LawrenceC 1 Dec 2022 20:20 UTC
LW: 2 AF: 2
0
AF
(Adam Jermyn ninja’ed my rank 2 results as I forgot to refresh, lol)

Weight decay just means the gradient becomes $- \nabla_{x} L = 2 (⟨ b, y ⟩ a - ⟨ y, y ⟩ x) - λ x$ , which effectively “extends” the exponential phase. It’s pretty easy to confirm that this is the case:
You can see the other figures from the main post here:
https://imgchest.com/p/9p4nl6vb7nq

(Lighter color shows loss curve for each of 10 random seeds.)
Here’s my code for the weight decay experiments if anyone wants to play with them or check that I didn’t mess something up: https://gist.github.com/Chanlaw/e8c286629e0626f723a20cef027665d1
- LawrenceC 1 Dec 2022 20:21 UTC
  LW: 2 AF: 2
  0
  AF Parent
  How does this with interact with Adam? In particular, Adam gets super messy because you can’t just disentangle things. Even worse, how does it interact with AdamW?
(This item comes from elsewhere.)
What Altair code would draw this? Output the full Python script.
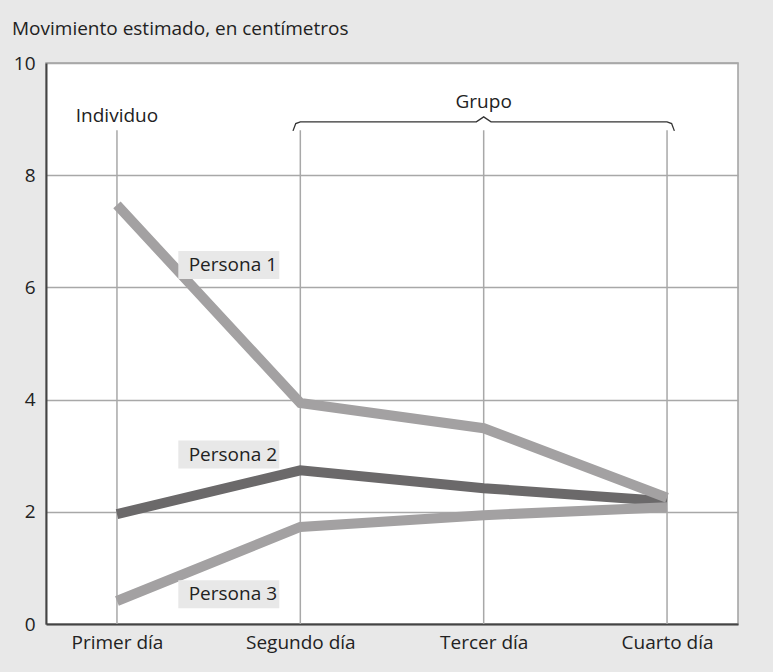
import json
import altair as alt
import pandas as pd

days = ["Primer día", "Segundo día", "Tercer día", "Cuarto día"]
persona1 = [7.47, 3.94, 3.49, 2.25]
persona2 = [1.96, 2.74, 2.42, 2.19]
persona3 = [0.41, 1.73, 1.94, 2.08]
series_names = ["Persona 1", "Persona 2", "Persona 3"]
label_x = [0.61, 0.61, 0.61]
label_y = [6.4, 3.02, 0.53]
y_ticks = [0, 2, 4, 6, 8, 10]
group_labels = ["Individuo", "Grupo"]
group_label_x = [0, 2]
group_label_y = [9.06, 9.31]
brace_x = [0.96, 0.975, 1.0, 1.96, 2.0, 2.04, 3.0, 3.025, 3.04]
brace_y = [8.79, 8.92, 8.95, 8.95, 9.04, 8.95, 8.95, 8.92, 8.79]
grid_top = 8.8

FONT = "Open Sans"
FS = 19
TXT = "#222222"
LIGHT = "#a3a1a2"
DARK = "#6b696a"
GRID = "#a8a8a8"

rows = []
for name, vals in zip(series_names, [persona1, persona2, persona3]):
    for i, (d, v) in enumerate(zip(days, vals)):
        rows.append({"i": i, "day": d, "value": v, "persona": name})
df = pd.DataFrame(rows)

labels_df = pd.DataFrame({"persona": series_names, "x": label_x, "y": label_y})
vgrid_df = pd.DataFrame({"i": list(range(len(days))), "y0": [0] * len(days), "y1": [grid_top] * len(days)})
group_df = pd.DataFrame({"t": group_labels, "x": group_label_x, "y": group_label_y})
brace_df = pd.DataFrame({"x": brace_x, "y": brace_y, "o": list(range(len(brace_x)))})

xscale = alt.Scale(domain=[-0.387, 3.387], nice=False, zero=False)
yscale = alt.Scale(domain=[0, 10], nice=False)

label_expr = json.dumps(days) + "[datum.value]"

xaxis = alt.Axis(values=[0, 1, 2, 3], labelExpr=label_expr, ticks=False, grid=False,
                 domainColor="#444444", domainWidth=2, labelFontSize=FS, labelFont=FONT,
                 labelColor=TXT, labelPadding=9, title=None)
yaxis = alt.Axis(values=y_ticks, format="d", ticks=False, grid=True, gridColor=GRID, gridWidth=1.5,
                 domainColor="#444444", domainWidth=2, labelFontSize=FS, labelFont=FONT,
                 labelColor=TXT, labelPadding=11, title=None)

base_axes = alt.Chart(df).mark_line(opacity=0).encode(
    x=alt.X("i:Q", scale=xscale, axis=xaxis),
    y=alt.Y("value:Q", scale=yscale, axis=yaxis),
)

vgrid = alt.Chart(vgrid_df).mark_rule(color=GRID, strokeWidth=1.5).encode(
    x=alt.X("i:Q", scale=xscale),
    y=alt.Y("y0:Q", scale=yscale),
    y2="y1:Q",
)

line_dark = alt.Chart(df[df.persona == "Persona 2"]).mark_line(
    color=DARK, strokeWidth=10, strokeCap="butt", strokeJoin="miter"
).encode(x=alt.X("i:Q", scale=xscale), y=alt.Y("value:Q", scale=yscale))

line_light = alt.Chart(df[df.persona != "Persona 2"]).mark_line(
    color=LIGHT, strokeWidth=10, strokeCap="butt", strokeJoin="miter"
).encode(x=alt.X("i:Q", scale=xscale), y=alt.Y("value:Q", scale=yscale),
         detail="persona:N")

boxes = alt.Chart(labels_df).mark_rect(color="#e8e8e8", width=101, height=28).encode(
    x=alt.X("x:Q", scale=xscale), y=alt.Y("y:Q", scale=yscale)
)
texts = alt.Chart(labels_df).mark_text(font=FONT, fontSize=FS, color=TXT, dx=4).encode(
    x=alt.X("x:Q", scale=xscale), y=alt.Y("y:Q", scale=yscale), text="persona:N"
)

group_text = alt.Chart(group_df).mark_text(font=FONT, fontSize=FS, color=TXT).encode(
    x=alt.X("x:Q", scale=xscale), y=alt.Y("y:Q", scale=yscale), text="t:N"
)
brace = alt.Chart(brace_df).mark_line(color="#333333", strokeWidth=1.3).encode(
    x=alt.X("x:Q", scale=xscale), y=alt.Y("y:Q", scale=yscale), order="o:Q"
)

chart = alt.layer(base_axes, vgrid, line_dark, line_light, boxes, texts, group_text, brace).properties(
    width=692, height=561,
    autosize=alt.AutoSizeParams(type="none"),
    padding={"left": 46, "top": 63, "right": 35, "bottom": 48},
    background="#e8e8e8",
    title=alt.Title("Movimiento estimado, en centímetros", anchor="start", frame="group",
                    dx=-34, offset=15, font=FONT, fontSize=FS, fontWeight="normal", color=TXT),
).configure_view(fill="white", stroke="#a0a0a0", strokeWidth=1.5)

chart.save("out.html", embed_options={"renderer": "svg", "actions": False})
  Should be trivial to modify my code to use AdamW, just replace SGD with Adam on line 33.
  
  EDIT: ran the experiments for rank 1, they seem a bit different than Adam Jermyn’s results—it looks like AdamW just accelerates things?
  - Adam Jermyn 1 Dec 2022 22:21 UTC
    LW: 1 AF: 1
    0
    AF Parent
    Woah, nice! Note that I didn’t check rank 1 with Adam, just rank >= 2.